21.8.07

Grande Josué de Castro

Ao participar, ontem, no Palácio do Planalto, da cerimônia de lançamento do Programa Nacional de Segurança com Cidadania (Pronasci), o presidente Luiz Inácio Lula da Silva disse que " “Nos anos 40, o Brasil descobriu a Geografia da fome (...)" . Não creio que Lula tenha lido o livro, mas, vamos lá...
Geografia da Fome é um livro do pernambucano, sociólogo e político brasileiro, Josué de Castro. Destacou-se internacionalmente por seus trabalhos científicos sobre o problema da fome no mundo. Geografia da Fome é um dos vários trabalhos de Josué de Castro. Escrito em 1946, foi traduzido para várias línguas.
Li "Homens e Caranguejos" - acho que sua única obra romanceada- quando tinha 20 anos. Há dois anos comprei o livro. Nessa obra ele fala das palafitas do Recife e a troca entre os caranguejos e moradores do mangue. Os homens pegam os bichos, comem e depois os excretam nas águas sujas, que são engolidas pelos caranguejos, que são consumidos novamente pelos moradores.

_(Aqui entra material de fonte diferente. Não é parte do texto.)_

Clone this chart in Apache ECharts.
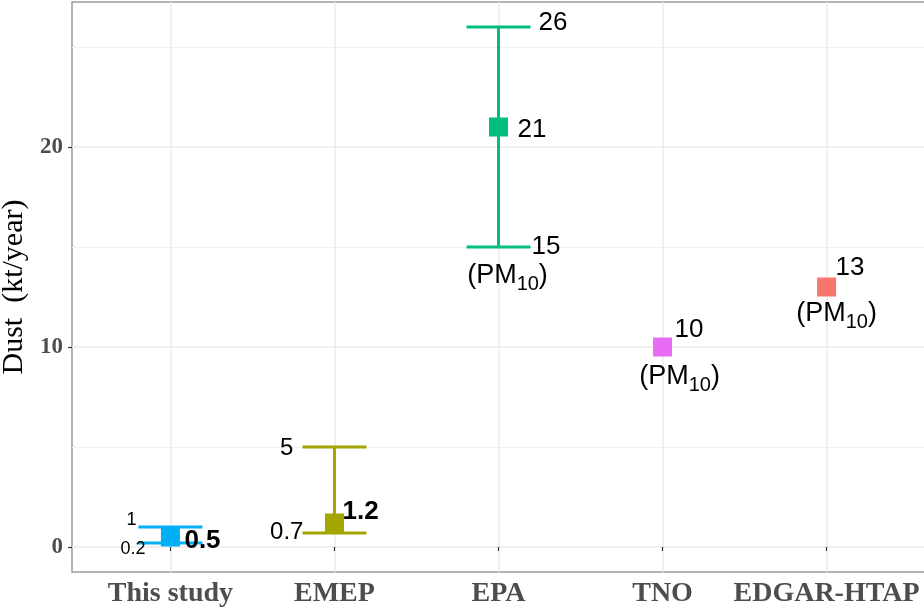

E assim por diante. Um comendo o outro. É o ciclo do caranguejo, como ele denomina. Ao noqueiro, passagens do prefácio de Homens e Caranguejos":

" Foi com estas sombrias imagens dos mangues e da lama que comecei a criar o mundo da minha infância (...) Foi assim que eu vi e senti formigar dentro de mim a terrível descoberta da fome. Da fome de uma população inteira escravizada à angústia de encontrar o que comer. Vi os caranguejos espumando de fome à beira da água, à espera que a correnteza lhes trouxesse um pouco de comida, um peixe morto, uma casca de fruta, um pedaço de bosta que eles arrastariam para o seco matando a sua fome.
E vi, também, os homens sentados na balaustrada do velho cais a murmurarem monossílabos, com um talo de capim enfiado na boca, chupando o suco verde do capim e deixando escorrer pelo canto da boca uma saliva esverdeada que me parecia ter a mesma origem da espuma dos caranguejos: era a baba da fome.
Pouco a pouco, por sua obsessiva presença, este vaga desenho da fome foi ganhando relevo, foi tomando forma e sentido em meu espírito. Fui compreendendo que toa a vida dessa gente girava sempre em torno de uma só obsessão- a angústia da fome.
Sua própria linguagem era um alinguagemque quase fazai alusão a outra coisa. A sua gíria era sempre carregada de palavras evocando comidas. As comidas que desejavam com desenfreado apetite.
A propósito de tudo se dizia: é uma sopa; é uma canja; é um tomate; é uma ova; é um abacaxi; é uma batata; é pão-pão, é queijo-queijo. Era como se essa fosse uma compensação mental de um povo sempre faminto. De um povo de barriga vazia, mas com a cabeça cheia de comida imaginárias (...).
E quando cresci e saí pelo mundo afora, vendo outras paisagens, me apercebi com nova surpresa que o que eu pensava ser um fenômeno local, um drama do meu bairo, era drama universal (...) que aquela lama human do Recife, que eu conhecera na infância, continua sujando até hoje toda a apaisagem do nosso planeta como negros borrões de miséria: as negras manchas demográficas da geografia da fome.

Esse pessoal que "cansou", e os que criticam o auxílio do governo aos necessitados (chamando de forma pejorativa o bolsa-família de "bolsa-esmola") deveria ler a obra de Josué de Castro. Mas ler e ver o que se passa à volta cansa, né?